A famiglia do presidente e seguidores fanáticos propagam que organizações não governamentais ambientalistas defendem interesses internacionais na Amazônia, velha ideia fixa de milicos. Nesse delírio da caserna, seriam a quinta coluna atuante para entregar o ouro e o nióbio das terras indígenas a estrangeiros.
Nada mais previsível, então, que mentir para exagerar a quantidade de inimigos na selva.
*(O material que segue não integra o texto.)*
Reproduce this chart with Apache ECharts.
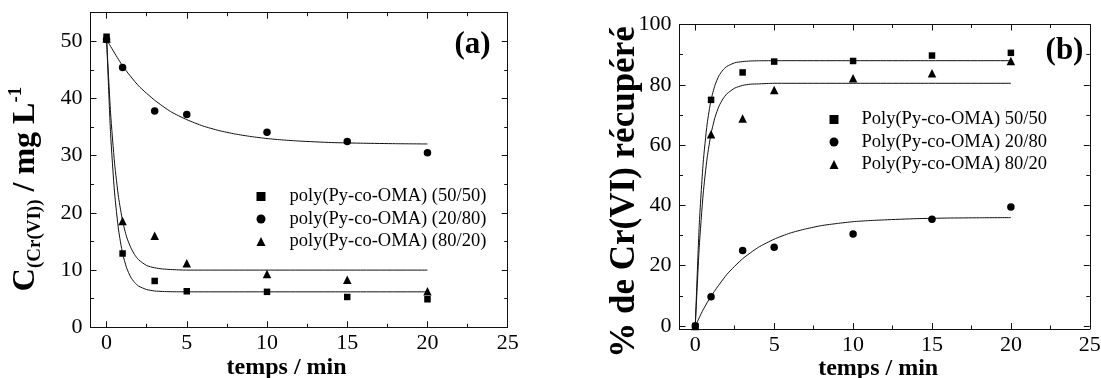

Aras assim procedeu, na presença dos ministros, ao lançar mão de suposto "levantamento feito pela imprensa e órgãos oficiais".
"Importante registrar que devemos ter certas cautelas, não em particular com os ‘amici curiae’ que vêm a esta casa representando ONGs ambientalistas, mas não é despiciendo lembrar que há cinco anos [...] havia neste país 3.300 ONGs, 3.000 na Amazônia e 300 no resto do Brasil", meteu o chefe do Ministério Público Federal.
Deixo para o colega Sérgio Rodrigues pronunciar-se sobre o "despiciendo", ainda que ele não seja de gastar vela com mau defunto. Esta coluna trata de ciência e ambiente, e nos dois assuntos precisão e fonte de números são cruciais.
Não na sustentação do PGR, porém. Para bajular Bolsonaro, o procurador recusou todas as sete ações, inclusive uma movida por sua própria instituição. Aras não declinou a origem exata do dado usado para justificar não haver obrigação constitucional de manter ONGs no Fundo Nacional do Meio Ambiente.
Os argumentos jurídicos que precederam a informação fraudulenta ("fake news", na novilíngua das redes sociais) são até ponderáveis. O adendo ideológico e apócrifo, entretanto, não se sustenta.
Uma busca na rede com as cifras mencionadas rendeu a possível proveniência da inverdade, mesmo que em números discrepantes. Tomando as dores de Bolsonaro em bate-bocas com Emmanuel Macron, presidente da França, o embaixador naquele país, Luís Fernando Serra, saíra-se com esta em 2019:
"Dá para desconfiar que tem uma agenda escondida quando você vê 300 ONGs na Amazônia e zero no Nordeste. Por que 55 milhões de nordestinos não mereceram uma ONG, e os 25 milhões que moram na Amazônia mereceram 300?"
A leviandade que une os próceres do Itamaraty e do parquet (MPF) se desmascara ao buscar na internet os órgãos oficiais a que Aras aludiu sem consultar. Encontram-se logo dois levantamentos sobre ONGs, do IBGE e do Ipea; embora com dados incongruentes, nenhum deles confirma a invenção do procurador.